Myślę, że obie po prostu odpuściłyśmy walkę o rację. I to było najpiękniejsze, co mogło się wydarzyć.
Relacja, nie misja
Mama przestała traktować mnie jak „projekt do zbawienia”. Zaczęła mnie traktować… jak córkę. Taką, jaką jestem. Nadal od czasu do czasu powie:
„Modlę się za ciebie, Agatko.”
Ale już nie słyszę w tym presji. Słyszę troskę. I chyba wreszcie ją rozumiem – ona też się bała. Bała się, że jeśli mnie nie przyciągnie do swojego Boga, to mnie straci. A tymczasem… znalazłam drogę sama. I nie zgubiłam się.
Moja wiara dzisiaj
Nie jestem „praktykująca” w tradycyjnym sensie. Ale praktykuję ciszę. Obecność. Słuchanie. Zamiast niedzielnej mszy mam czasem spacer z wdzięcznością w myślach. Zamiast spowiedzi – szczerą rozmowę z kimś, kogo skrzywdziłam. I w tym wszystkim, naprawdę czuję Boga. Nie takiego, który mnie ocenia. Tylko takiego, który jest. Obok. W środku. Bez lęku.
Najtrudniejsza modlitwa
Kilka miesięcy temu mama zachorowała. Nagle. Poważnie. Spędziłam z nią noc w szpitalu, siedząc przy łóżku jak kiedyś ona przy moim. I wtedy znowu się modliłam. Bez słów, bez formuł. Tylko szept w duszy:
„Niech nie cierpi. Jeśli możesz, daj jej pokój. Tylko pokój.”

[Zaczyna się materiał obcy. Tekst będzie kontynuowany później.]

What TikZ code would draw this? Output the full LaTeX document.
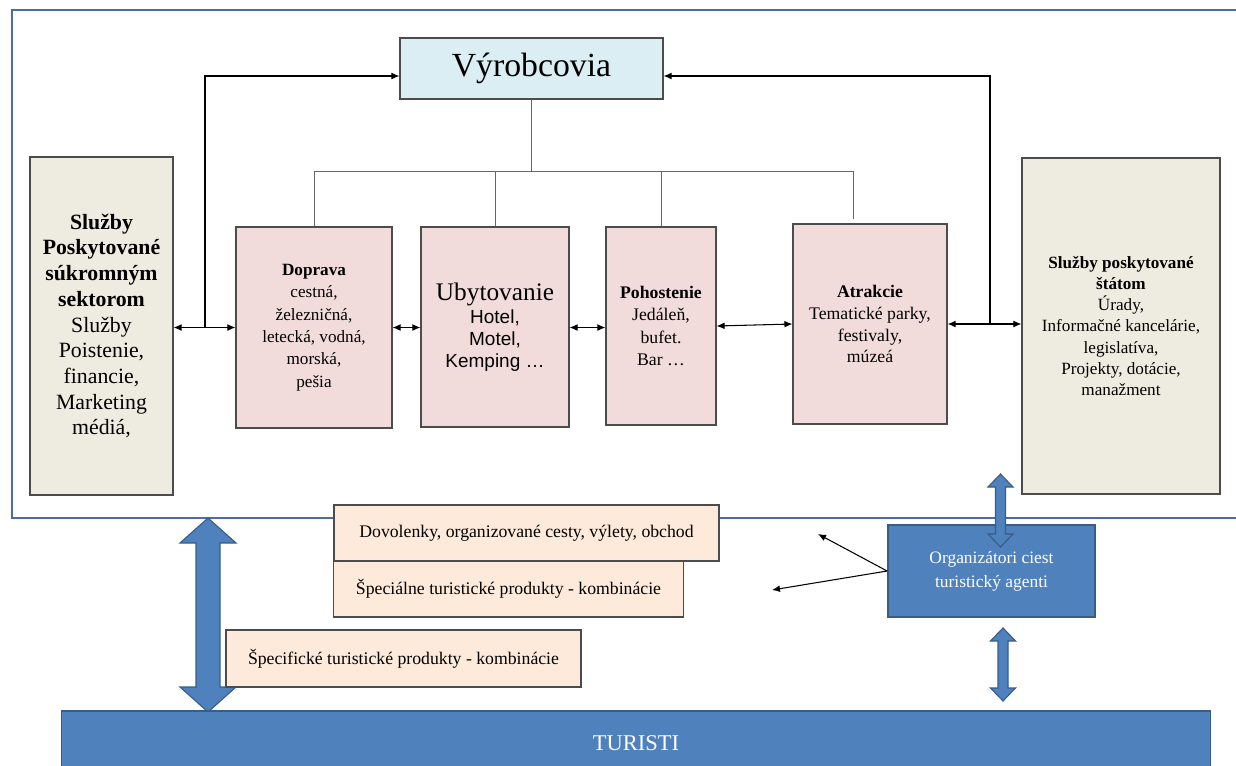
\documentclass[tikz,border=0pt]{standalone}
\usepackage{fontspec}
\setmainfont{Liberation Serif}
\newfontfamily\arialfont{Liberation Sans}
\usetikzlibrary{arrows.meta}

\definecolor{framecol}{HTML}{4A6DA7}
\definecolor{sectorfill}{HTML}{EEECE1}
\definecolor{branchfill}{HTML}{F2DCDB}
\definecolor{makerfill}{HTML}{DBEEF4}
\definecolor{productfill}{HTML}{FDEADA}
\definecolor{agentblue}{HTML}{4F81BD}
\definecolor{agentedge}{HTML}{385D8A}

\def\px{0.025cm}

% x, top tip, bottom tip, shaft half width, head half width, head length
\newcommand{\blockarrow}[6]{%
  \draw[blockarr] (#1,#2) -- (#1+#5,#2+#6) -- (#1+#4,#2+#6) -- (#1+#4,#3-#6)
    -- (#1+#5,#3-#6) -- (#1,#3) -- (#1-#5,#3-#6) -- (#1-#4,#3-#6)
    -- (#1-#4,#2+#6) -- (#1-#5,#2+#6) -- cycle;}

\tikzset{
  boxsize/.style 2 args={minimum width=#1*\px, minimum height=#2*\px},
  box/.style={draw=black!70, line width=0.8pt, inner sep=0pt, align=center},
  sector/.style={box, fill=sectorfill},
  branch/.style={box, fill=branchfill, font=\fontsize{12.2}{15.9}\selectfont},
  product/.style={box, fill=productfill, font=\fontsize{12.6}{15}\selectfont},
  agent/.style={draw=agentedge, fill=agentblue, text=white, line width=1.3pt,
    inner sep=0pt, align=center},
  link/.style={{Latex[length=2mm,width=1.7mm]}-{Latex[length=2mm,width=1.7mm]}, line width=0.75pt},
  onelink/.style={-{Latex[length=2mm,width=1.7mm]}, line width=0.75pt},
  tree/.style={draw=black!60, line width=0.7pt},
  blockarr/.style={fill=agentblue, draw=agentedge, line width=0.8pt},
}

\begin{document}
\begin{tikzpicture}[x=\px, y=-\px]
  \useasboundingbox[fill=white] (0,0) rectangle (1236,765);

  % outer frame
  \draw[framecol, line width=1.4pt] (1240,10) -- (12,10) -- (12,518) -- (1240,518);

  % producers
  \node[box, fill=makerfill, boxsize={263}{61}, font=\fontsize{24}{27}\selectfont]
    (vyrobcovia) at (531.5,68.5) {Výrobcovia};

  % sectors
  \node[sector, boxsize={143}{338}, font=\fontsize{15.5}{18.3}\selectfont]
    (sukromne) at (101.5,326)
    {\textbf{Služby}\\\textbf{Poskytované}\\\textbf{súkromným}\\\textbf{sektorom}\\
     Služby\\Poistenie,\\financie,\\Marketing\\médiá,};
  \node[sector, boxsize={198}{336}, font=\fontsize{12.2}{15}\selectfont]
    (statne) at (1121,326)
    {\textbf{Služby poskytované}\\\textbf{štátom}\\Úrady,\\Informačné kancelárie,\\
     legislatíva,\\Projekty, dotácie,\\manažment};

  % branches
  \node[branch, boxsize={156}{201}] (doprava) at (314,327.5)
    {\textbf{Doprava}\\cestná,\\železničná,\\letecká, vodná,\\morská,\\pešia};
  \node[branch, boxsize={148}{200}, font=\arialfont\fontsize{13.5}{15.4}\selectfont]
    (ubytovanie) at (495,327)
    {{\rmfamily\fontsize{18}{20}\selectfont Ubytovanie}\\[1pt]Hotel,\\Motel,\\Kemping …};
  \node[branch, boxsize={110}{198}, font=\fontsize{12.6}{15.9}\selectfont]
    (pohostenie) at (661,326)
    {\textbf{Pohostenie}\\Jedáleň,\\bufet.\\Bar …};
  \node[branch, boxsize={154}{200}, font=\fontsize{12.6}{15.6}\selectfont]
    (atrakcie) at (870,324)
    {\textbf{Atrakcie}\\Tematické parky,\\festivaly,\\múzeá};

  % tree from producers
  \coordinate (bus) at (0,171);
  \coordinate (atrdrop) at (853,219);
  \draw[tree] (vyrobcovia.south) -- (vyrobcovia.south |- bus);
  \draw[tree] (doprava.north |- bus) -- (atrdrop |- bus) -- (atrdrop);
  \foreach \n in {doprava, ubytovanie, pohostenie}
    \draw[tree] (\n.north) -- (\n.north |- bus);

  % links between the boxes
  \coordinate (topline) at (0,76);
  \coordinate (lfork) at (205,0);
  \coordinate (rfork) at (990,0);
  \draw[link] (sukromne.east |- doprava.west) -- (doprava.west);
  \draw[onelink] (lfork |- doprava.west) |- (vyrobcovia.west |- topline);
  \draw[link] (doprava.east) -- (doprava.east -| ubytovanie.west);
  \draw[link] (ubytovanie.east |- doprava.east) -- (pohostenie.west |- doprava.east);
  \draw[link] (pohostenie.east) -- (atrakcie.west);
  \draw[link] (atrakcie.east) -- (statne.west |- atrakcie.east);
  \draw[onelink] (rfork |- atrakcie.east) |- (vyrobcovia.east |- topline);

  % products
  \blockarrow{208}{518}{712}{12}{28}{25}
  \node[product, boxsize={385}{56}] (dovolenky) at (526.5,533)
    {Dovolenky, organizované cesty, výlety, obchod};
  \node[product, boxsize={350}{56}] (specialne) at (508.5,589)
    {Špeciálne turistické produkty - kombinácie};
  \node[product, boxsize={355}{57}] (specificke) at (403.5,658.5)
    {Špecifické turistické produkty - kombinácie};

  % agents
  \node[agent, boxsize={207}{92}, font=\fontsize{12.4}{17}\selectfont]
    (organizatori) at (991.5,571) {Organizátori ciest\\turistický agenti};
  \coordinate (todov) at (818,534);
  \coordinate (tospec) at (772,590);
  \draw[onelink] (organizatori.west) -- (todov);
  \draw[onelink] (organizatori.west) -- (tospec);
  \blockarrow{1000.5}{474}{547}{5}{12.5}{13}
  \blockarrow{1003}{628}{701}{5}{12.5}{13}

  % tourists
  \node[agent, boxsize={1149}{64}, font=\fontsize{16}{18}\selectfont]
    (turisti) at (636,743) {TURISTI};
\end{tikzpicture}
\end{document}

To była moja modlitwa natychmiast wysłuchana. Nie dlatego, że cudownie wyzdrowiała. Ale dlatego, że zasnęła z uśmiechem. Spokojna. Jakby coś w niej – i we mnie – nareszcie się ułożyło.
Co zostaje, gdy wszystko cichnie
Dziś, kiedy myślę o mamie, nie widzę już tylko różańców i zakazów. Widzę kobietę, która kochała najlepiej, jak umiała. I która w końcu – po latach – zrozumiała, że miłość to nie zmienianie kogoś na siłę. To towarzyszenie. Nawet, jeśli idziemy różnymi ścieżkami.
Dla każdej córki „z innej bajki”
Jeśli jesteś kobietą, która nie mieści się w schematach, której wiara nie pasuje do rodzinnych wzorców – chcę ci powiedzieć jedno: masz prawo szukać Boga po swojemu. I jeśli Go znajdziesz – nikt nie ma prawa temu przeczyć. Nawet twoja mama.
Bo czasem właśnie ta najbardziej osobista droga… jest tą najprawdziwszą.
„Nie muszę być taka jak ona. Wystarczy, że jestem sobą. I że kocham.”